2026 Indian Malayalam-language film

Masthishka Maranam (lit. 'Brain death'; subtitled A Frankenbiting of Simon's Memories) is a 2026 Indian Malayalam-language cyberpunk comedy film written and directed by Krishand. It stars Rajisha Vijayan, Niranj Maniyanpilla Raju, Divya Prabha, Jagadish and Suresh Krishna. The film was released theatrically on 27 February 2026 and began streaming on Netflix on 27 March 2026.
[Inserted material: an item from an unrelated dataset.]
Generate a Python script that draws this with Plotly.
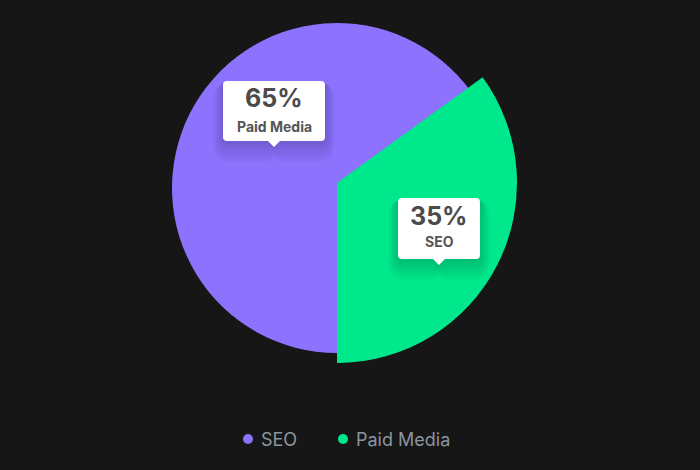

Set in 2046 in a dystopian Kochi, the film follows Bimal Raj, a grieving father who enters a virtual-reality memory game to reconnect with his dead daughter and inadvertently becomes entangled in a scandal.

== Cast ==
- Rajisha Vijayan as Frida Soman
- Niranj Maniyanpilla Raju as Bimal Raj
- Divya Prabha as Advocate Desdemona
- Jagadish as Inspector Praveen Shashank
- Suresh Krishna as Charlie
- Vishnu Agasthya as Advocate Don
- Nandhu as Harry Kumar Reporter
- Santhy Balachandran as Veda
- Rahul Rajagopal

== Production ==
Krishand conceived the film as a cyberpunk work set in a futuristic Kochi, developed around themes of "digital voyeurism", content culture, and celebrity stardom. In a pre-release interview, he described it as his first film consciously aimed at a wide theatrical audience, while retaining his interest in speculative and experimental storytelling. Krishand had previously served as an executive producer on Gaganachari (2024), another Malayalam cyberpunk film.

==Reception==
Onmanorama wrote that "Its execution may divide audiences, and its storytelling demands patience. But its themes — though wrapped in eccentricity — are relatable, sharp and, at times, genuinely funny. The Indian Express wrote that this "cyberpunk comedy is more than a spectacle for the senses", rating 3.5 out of five stars.